What you will do. Set the listing down unchanged, minus every embedded image.

Provided material.
__________________________________________________
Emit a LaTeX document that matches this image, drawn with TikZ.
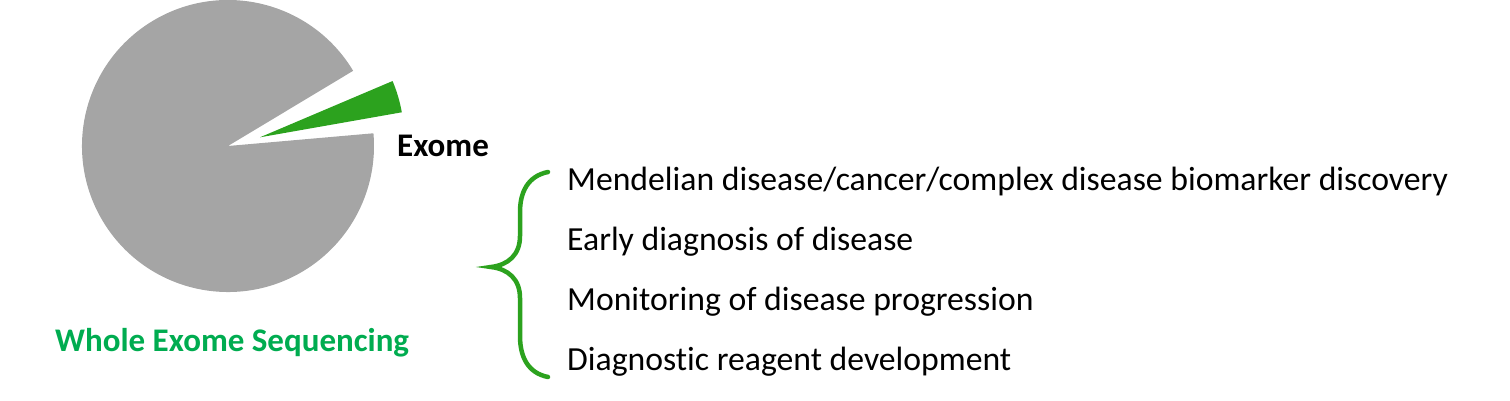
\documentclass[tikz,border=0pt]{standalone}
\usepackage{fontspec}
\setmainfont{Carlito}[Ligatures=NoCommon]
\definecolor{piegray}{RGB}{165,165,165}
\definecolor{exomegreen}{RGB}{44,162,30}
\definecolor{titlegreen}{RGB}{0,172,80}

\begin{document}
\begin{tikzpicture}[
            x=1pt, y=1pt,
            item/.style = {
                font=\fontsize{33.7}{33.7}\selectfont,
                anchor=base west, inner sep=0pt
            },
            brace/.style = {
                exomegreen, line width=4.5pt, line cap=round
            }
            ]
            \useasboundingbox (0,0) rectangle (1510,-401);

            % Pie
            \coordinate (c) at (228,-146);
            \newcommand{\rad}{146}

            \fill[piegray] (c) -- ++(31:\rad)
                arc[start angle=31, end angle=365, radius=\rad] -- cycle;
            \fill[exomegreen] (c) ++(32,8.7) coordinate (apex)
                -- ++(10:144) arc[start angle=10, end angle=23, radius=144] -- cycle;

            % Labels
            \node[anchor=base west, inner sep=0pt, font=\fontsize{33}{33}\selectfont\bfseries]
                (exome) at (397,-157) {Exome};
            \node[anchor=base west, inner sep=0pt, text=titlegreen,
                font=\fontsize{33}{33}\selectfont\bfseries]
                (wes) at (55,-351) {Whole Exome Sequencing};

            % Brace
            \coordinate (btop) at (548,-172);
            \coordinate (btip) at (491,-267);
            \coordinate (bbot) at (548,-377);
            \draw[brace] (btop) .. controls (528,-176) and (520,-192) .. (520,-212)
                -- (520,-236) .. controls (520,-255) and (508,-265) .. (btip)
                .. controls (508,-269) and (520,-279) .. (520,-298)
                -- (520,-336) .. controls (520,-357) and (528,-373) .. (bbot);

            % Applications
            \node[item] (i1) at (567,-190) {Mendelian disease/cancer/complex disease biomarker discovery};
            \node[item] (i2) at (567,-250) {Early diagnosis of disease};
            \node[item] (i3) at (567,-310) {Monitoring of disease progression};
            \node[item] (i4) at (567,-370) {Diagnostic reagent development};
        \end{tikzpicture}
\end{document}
__________________________________________________
The solution.
Emit a LaTeX document that matches this image, drawn with TikZ.
\documentclass[tikz,border=0pt]{standalone}
\usepackage{fontspec}
\setmainfont{Carlito}[Ligatures=NoCommon]
\definecolor{piegray}{RGB}{165,165,165}
\definecolor{exomegreen}{RGB}{44,162,30}
\definecolor{titlegreen}{RGB}{0,172,80}

\begin{document}
\begin{tikzpicture}[
            x=1pt, y=1pt,
            item/.style = {
                font=\fontsize{33.7}{33.7}\selectfont,
                anchor=base west, inner sep=0pt
            },
            brace/.style = {
                exomegreen, line width=4.5pt, line cap=round
            }
            ]
            \useasboundingbox (0,0) rectangle (1510,-401);

            % Pie
            \coordinate (c) at (228,-146);
            \newcommand{\rad}{146}

            \fill[piegray] (c) -- ++(31:\rad)
                arc[start angle=31, end angle=365, radius=\rad] -- cycle;
            \fill[exomegreen] (c) ++(32,8.7) coordinate (apex)
                -- ++(10:144) arc[start angle=10, end angle=23, radius=144] -- cycle;

            % Labels
            \node[anchor=base west, inner sep=0pt, font=\fontsize{33}{33}\selectfont\bfseries]
                (exome) at (397,-157) {Exome};
            \node[anchor=base west, inner sep=0pt, text=titlegreen,
                font=\fontsize{33}{33}\selectfont\bfseries]
                (wes) at (55,-351) {Whole Exome Sequencing};

            % Brace
            \coordinate (btop) at (548,-172);
            \coordinate (btip) at (491,-267);
            \coordinate (bbot) at (548,-377);
            \draw[brace] (btop) .. controls (528,-176) and (520,-192) .. (520,-212)
                -- (520,-236) .. controls (520,-255) and (508,-265) .. (btip)
                .. controls (508,-269) and (520,-279) .. (520,-298)
                -- (520,-336) .. controls (520,-357) and (528,-373) .. (bbot);

            % Applications
            \node[item] (i1) at (567,-190) {Mendelian disease/cancer/complex disease biomarker discovery};
            \node[item] (i2) at (567,-250) {Early diagnosis of disease};
            \node[item] (i3) at (567,-310) {Monitoring of disease progression};
            \node[item] (i4) at (567,-370) {Diagnostic reagent development};
        \end{tikzpicture}
\end{document}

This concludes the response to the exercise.